11/22/20 – The Flag and Thanksgiving
I had several comments on the flags I attached to Sunride on election day. My good friend Angus commented that all those flags reminded him of the bubba trucks running around.
Maybe, but I will say my solar powered electric bike gets a lot better mileage.
The excitement of the election has passed, and I’ve taken all the flags off except for one. I crossed the River today on the center bike lane of the 205 freeway and I got several honks from motorists zooming by; three or four beeps in rapid succession affirming the flag from people saying with their horns, “We love America too!”
During the time leading up to the election, riding across the mid-west in particular, I saw lots and lots of American flags. I wondered as I rode by, does it mean the people in Nebraska love America more than people in other states? In Memphis on the 4thof July I saw a motorcyclist on a chopper with a huge American flag flying overhead. He had attached it to the handlebars and it was fluttering like crazy in the 50 mile per hour wind. That was cool. It reminded me of Easy Rider.
At home we typically put out the flag on the 4thof July, Veterans Day and other national holidays. When we do it, we’re not saying to our neighbors we love America more than you. We’re showing respect for our country, the good things it stands for, and appreciation for all those who contribute to the ongoing effort to make our country great.
Of all the people I’ve seen displaying the flag this year, this is my favorite.
While riding my bike along a portion of the I-205 bike trail where lots of homeless people camp, I stopped to take this photo of a man standing by his buggy with flag lifted by the late November breeze. We spoke briefly. He asked what I planned to do with the photo. I told him I’ve been riding my solar-powered bicycle all over the country.
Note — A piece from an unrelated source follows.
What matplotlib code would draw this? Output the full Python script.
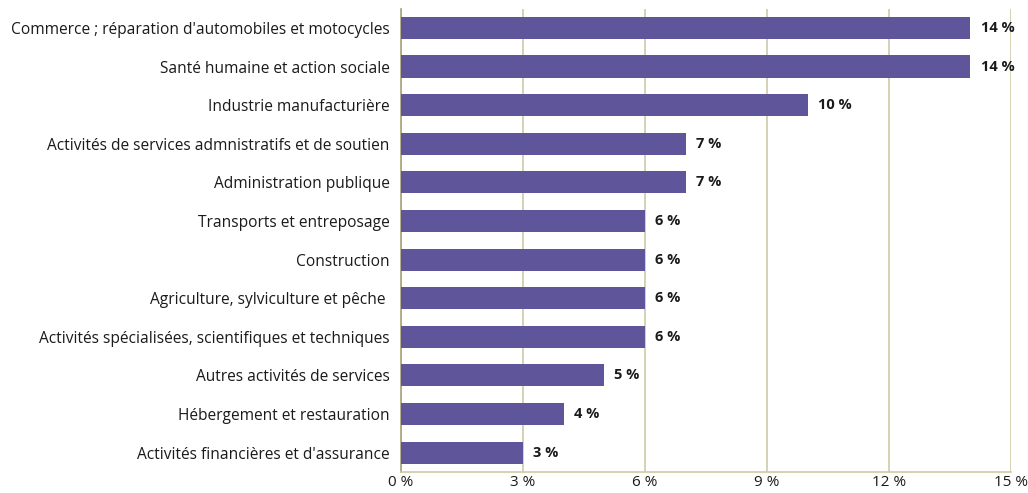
import matplotlib
matplotlib.use("Agg")
import matplotlib.pyplot as plt

categories = [
    "Commerce ; réparation d'automobiles et motocycles",
    "Santé humaine et action sociale",
    "Industrie manufacturière",
    "Activités de services admnistratifs et de soutien",
    "Administration publique",
    "Transports et entreposage",
    "Construction",
    "Agriculture, sylviculture et pêche ",
    "Activités spécialisées, scientifiques et techniques",
    "Autres activités de services",
    "Hébergement et restauration",
    "Activités financières et d'assurance",
]
values = [14, 14, 10, 7, 7, 6, 6, 6, 6, 5, 4, 3]
xticks = [0, 3, 6, 9, 12, 15]
xtick_labels = ["0 %", "3 %", "6 %", "9 %", "12 %", "15 %"]

plt.rcParams['font.family'] = ['Open Sans', 'DejaVu Sans']

fig = plt.figure(figsize=(10.28, 4.93), dpi=100)
ax = fig.add_axes([0.390, 0.0426, 0.5935, 0.940])

bar_color = "#5f559b"
grid_color = "#cdc9a8"
n = len(categories)
ypos = list(range(n))
ax.barh(ypos, values, height=0.57, color=bar_color, zorder=3)
ax.set_ylim(n - 0.5, -0.5)
ax.set_xlim(0, 15)
ax.set_yticks(ypos)
ax.set_yticklabels(categories, fontsize=11.2, color="#1a1a1a")
ax.set_xticks(xticks)
ax.set_xticklabels(xtick_labels, fontsize=11, color="#1a1a1a")
ax.tick_params(axis='y', length=0, pad=8)
ax.tick_params(axis='x', length=0, pad=2)
ax.grid(axis='x', color=grid_color, linewidth=1.2, zorder=0)
for s in ['top', 'right']:
    ax.spines[s].set_visible(False)
ax.spines['left'].set_color("#a8a37a")
ax.spines['left'].set_linewidth(1.2)
ax.spines['bottom'].set_color(grid_color)
ax.spines['bottom'].set_linewidth(1.2)

for y, v in zip(ypos, values):
    ax.text(v + 0.25, y, f"{v} %", va='center', ha='left', fontsize=10.5,
            fontweight='bold', color="#1a1a1a")

fig.savefig("out.png", dpi=100)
I tipped the roof of the bike toward him so he could see the solar panel. He nodded approval. I told him I’m writing about the flag and that I noticed the flag he had there on his carriage. He bragged that his buggy could carry 200 pounds. Other bicyclists were coming on the trail so I quickly gathered to get out of the way, but as we parted company I said, “I really love your flag. I’m proud of you man.”
The fact is you can be a patriot driving a bubba truck, riding a Harley or a solar-powered electric bike, or pushing a buggy. All it takes is a genuine love for our country and all the good things it stands for. There’s another ingredient of patriotism we need to be reminded of from time to time. A quote from one of our founders, Patrick Henry, who famously stated, “I may disagree with what you say, but I will defend to the death your right to say it.”